Dive Brief:
- A group of senators have called on partners and investors of middleware fintech Synapse to return millions of dollars to customers whose money is inaccessible amid the embattled firm’s bankruptcy proceedings.
- In a June 28 letter, Senate Banking Chairman Sherrod Brown, D-OH, along with Democratic Sens. John Fetterman of Pennsylvania, Ron Wyden of Oregon and Tammy Baldwin of Wisconsin, urged those linked to Synapse “to collectively pool the necessary resources to immediately make available all customer deposits currently frozen by the Synapse bankruptcy.”
- The fintech’s bankruptcy “has exposed the inherent weaknesses of this tri-party business model,” the senators wrote, adding that they expect involved companies to “take all necessary steps” to make customers whole.
Dive Insight:
The letter, addressed to Evolve Bank & Trust CEO Scott Stafford, was also sent to former Synapse CEO Sankaet Pathak, venture capital firm Andreessen Horowitz and other major investors in the bankrupt company, other bank partners including American Bank and AMG National Trust, and consumer-facing fintech partners such as Copper, Yotta, Juno and Mercury.
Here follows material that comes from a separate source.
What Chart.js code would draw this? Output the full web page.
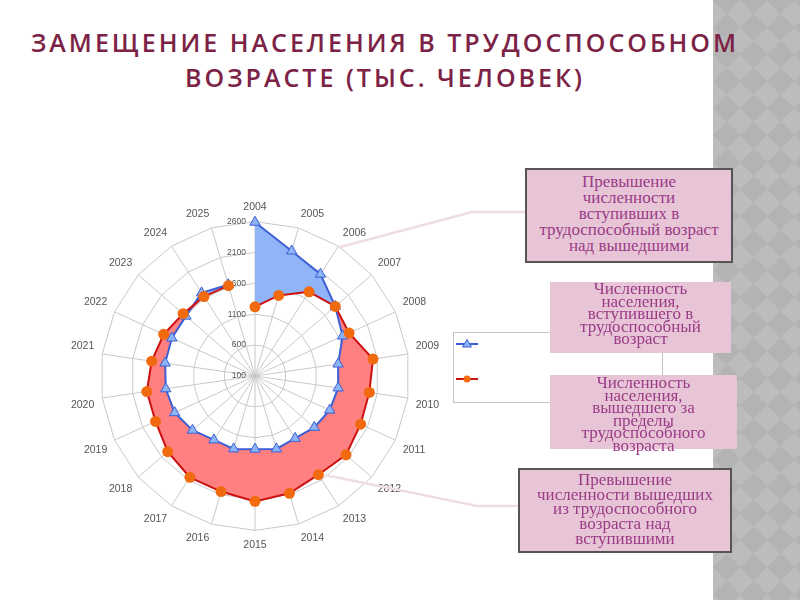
<!DOCTYPE html>
<html>
<head>
<meta charset="utf-8">
<script src="https://cdn.jsdelivr.net/npm/chart.js@4"></script>
<style>
  html, body { margin: 0; padding: 0; background: #fff; }
  body { width: 800px; height: 600px; position: relative; overflow: hidden; font-family: "Open Sans", sans-serif; }
  .stripe {
    position: absolute; left: 713px; top: 0; width: 87px; height: 600px;
    background: conic-gradient(from 45deg, #bcbcbc 25%, #b3b3b3 0 50%, #bcbcbc 0 75%, #b3b3b3 0);
    background-size: 27px 27px;
  }
  .title {
    position: absolute; left: 0; width: 770px; top: 25px; text-align: center;
    color: #7b2246; font-weight: 600; font-size: 25px; line-height: 35px; letter-spacing: 3px;
  }
  #wrap { position: absolute; left: 69px; top: 202px; width: 374px; height: 350px; }
  .legend { position: absolute; left: 453px; top: 332px; width: 208px; height: 69px; border: 1px solid #c4c4c4; background: #fff; }
  .box {
    position: absolute; background: #e7c5d7; color: #9a3b86; text-align: center;
    font-family: "Liberation Serif", "DejaVu Serif", serif; font-size: 17px; box-sizing: border-box;
  }
  .bordered { border: 2px solid #555; }
  svg.over { position: absolute; left: 0; top: 0; }
</style>
</head>
<body>
<div class="stripe"></div>
<div class="title">ЗАМЕЩЕНИЕ НАСЕЛЕНИЯ В ТРУДОСПОСОБНОМ<br>ВОЗРАСТЕ (ТЫС. ЧЕЛОВЕК)</div>

<div id="wrap"><canvas id="radar"></canvas></div>

<div class="legend">
  <svg width="208" height="69">
    <line x1="2" y1="11" x2="24" y2="11" stroke="#3d5fd6" stroke-width="2"/>
    <polygon points="13,6.5 17.5,14 8.5,14" fill="#8cb4f5" stroke="#3d5fd6" stroke-width="1"/>
    <line x1="2" y1="46" x2="24" y2="46" stroke="#cc1010" stroke-width="2"/>
    <circle cx="13" cy="46" r="3.5" fill="#f26a10"/>
  </svg>
</div>

<svg class="over" width="800" height="600">
  <polyline points="527,212 472,212 340,247" fill="none" stroke="#f0dce5" stroke-width="2.5"/>
  <polyline points="520,506 477,506 325,475" fill="none" stroke="#f0dce5" stroke-width="2.5"/>
</svg>

<div class="box bordered" style="left:525px;top:168px;width:208px;height:95px;line-height:16px;padding-top:4px;">Превышение<br>численности<br>вступивших в<br>трудоспособный возраст<br>над вышедшими</div>
<div class="box" style="left:550px;top:282px;width:181px;height:71px;line-height:12.5px;padding-top:1px;">Численность<br>населения,<br>вступившего в<br>трудоспособный<br>возраст</div>
<div class="box" style="left:550px;top:375px;width:187px;height:74px;line-height:12.5px;padding-top:2px;">Численность<br>населения,<br>вышедшего за<br>пределы<br>трудоспособного<br>возраста</div>
<div class="box bordered" style="left:518px;top:468px;width:214px;height:85px;line-height:14.7px;padding-top:3px;">Превышение<br>численности вышедших<br>из трудоспособного<br>возраста над<br>вступившими</div>

<script>
const years = ['2004', '2005', '2006', '2007', '2008', '2009', '2010', '2011', '2012', '2013', '2014',
               '2015', '2016', '2017', '2018', '2019', '2020', '2021', '2022', '2023', '2024', '2025'];
// entered working age (thousand people)
const entered = [2590, 2210, 2060, 1820, 1660, 1460, 1460, 1430, 1370, 1300, 1330,
                 1285, 1330, 1330, 1440, 1530, 1560, 1570, 1580, 1580, 1700, 1640];
// left working age
const retired = [1220, 1460, 1720, 1820, 1775, 2030, 1970, 1980, 2050, 2000, 2080,
                 2130, 2050, 2050, 1970, 1870, 1870, 1790, 1725, 1640, 1630, 1625];
const tickValues = [100, 600, 1100, 1600, 2100, 2600];

// lower envelope, so each series only fills where it exceeds the other
const lower = entered.map((v, i) => Math.min(v, retired[i]));

// tick labels sit left of the 2004 spoke, "100" included
const tickLabels = {
    id: 'tickLabels',
    beforeDatasetsDraw(chart) {
        const r = chart.scales.r;
        const ctx = chart.ctx;
        ctx.save();
        ctx.font = '8.5px "Liberation Sans", Arial, sans-serif';
        ctx.fillStyle = '#555';
        ctx.textAlign = 'right';
        ctx.textBaseline = 'middle';
        tickValues.forEach(v => {
            ctx.fillText(String(v), r.xCenter - 9, r.yCenter - r.getDistanceFromCenterForValue(v));
        });
        ctx.restore();
    }
};

// the original does not join 2025 back to 2004: cache open segments,
// then restore _loop so the filler still works by angle
const openLines = {
    id: 'openLines',
    afterDatasetsUpdate(chart) {
        chart.data.datasets.forEach((ds, i) => {
            const line = chart.getDatasetMeta(i).dataset;
            line._loop = false;
            line._fullLoop = false;
            line._segments = undefined;
            line._path = undefined;
            line.segments;
            line._loop = true;
        });
    }
};

const chart = new Chart(document.getElementById('radar'), {
    type: 'radar',
    data: {
        labels: years,
        datasets: [
            {
                label: 'Численность населения, вступившего в трудоспособный возраст',
                data: entered,
                borderColor: '#3d5fd6',
                borderWidth: 2,
                backgroundColor: '#8fb4f7',
                fill: { target: 2 },
                pointStyle: 'triangle',
                pointRadius: 6,
                pointBackgroundColor: '#8cb4f5',
                pointBorderColor: '#3d5fd6',
                pointBorderWidth: 1,
                order: 2
            },
            {
                label: 'Численность населения, вышедшего за пределы трудоспособного возраста',
                data: retired,
                borderColor: '#cc1010',
                borderWidth: 2,
                backgroundColor: '#ff8080',
                fill: { target: 2 },
                pointStyle: 'circle',
                pointRadius: 5.5,
                pointBackgroundColor: '#f26a10',
                pointBorderColor: '#f26a10',
                pointBorderWidth: 0,
                order: 1
            },
            {
                label: 'lower',
                data: lower,
                borderWidth: 0,
                borderColor: 'rgba(0,0,0,0)',
                pointRadius: 0,
                fill: false,
                order: 3
            }
        ]
    },
    options: {
        responsive: true,
        maintainAspectRatio: false,
        animation: false,
        elements: { line: { tension: 0 } },
        plugins: {
            legend: { display: false },
            tooltip: { enabled: false },
            filler: { drawTime: 'beforeDatasetsDraw' }
        },
        scales: {
            r: {
                min: 100,
                max: 2600,
                ticks: { stepSize: 500, display: false },
                grid: { color: '#c8c8c8', circular: false },
                angleLines: { color: '#c8c8c8' },
                pointLabels: {
                    color: '#555',
                    padding: 8,
                    font: { family: '"Liberation Sans", Arial, sans-serif', size: 10.5 }
                }
            }
        }
    },
    plugins: [tickLabels, openLines]
});
</script>
</body>
</html>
In the letter, the senators highlighted the role each played in the run-up to the Synapse mess, from venture capital firms funding the San Francisco-based middleware fintech without insisting on sufficient controls to protect consumers, to consumer fintechs promising their products were as safe as those of banks.
“As those that made the current situation possible, you must accept the tremendous responsibility that comes with handling consumers’ money,” lawmakers scolded.
For more than a month, about 100,000 customers have been locked out of accounts with banks that partner with Synapse. Affected customers also haven’t been given a clear timeline for restored access to their funds, the senators wrote.
The lawmakers called the potential shortfall of $65 to $96 million – between what consumers are owed and the funds held on their behalf by Synapse partner banks – “disturbing.” The sizable shortfall is likely to add complication and time to the process of returning funds to customers. Evolve, among the partner banks entangled in Synapse’s bankruptcy case, and Synapse have disagreed over which company holds customer funds.
“These developments are both deeply troubling and completely unacceptable,” senators wrote. “In due time we will find out who is ultimately responsible for this mess, but in the interim, the priority must be to restore consumers’ access to all of their money.”
Jelena McWilliams, former Federal Deposit Insurance Corp. chair and Synapse’s trustee in the bankruptcy case, has asked leaders of the Federal Reserve, FDIC, Office of the Comptroller of the Currency and Securities and Exchange Commission to have their agencies’ consumer protection units help those consumers.
Evolve was hit with a Federal Reserve enforcement action last month, over shortcomings in the bank’s anti-money laundering, risk management and consumer compliance programs. Last week, the bank also confirmed it suffered a data breach that involved customers’ personal information being released on the dark web.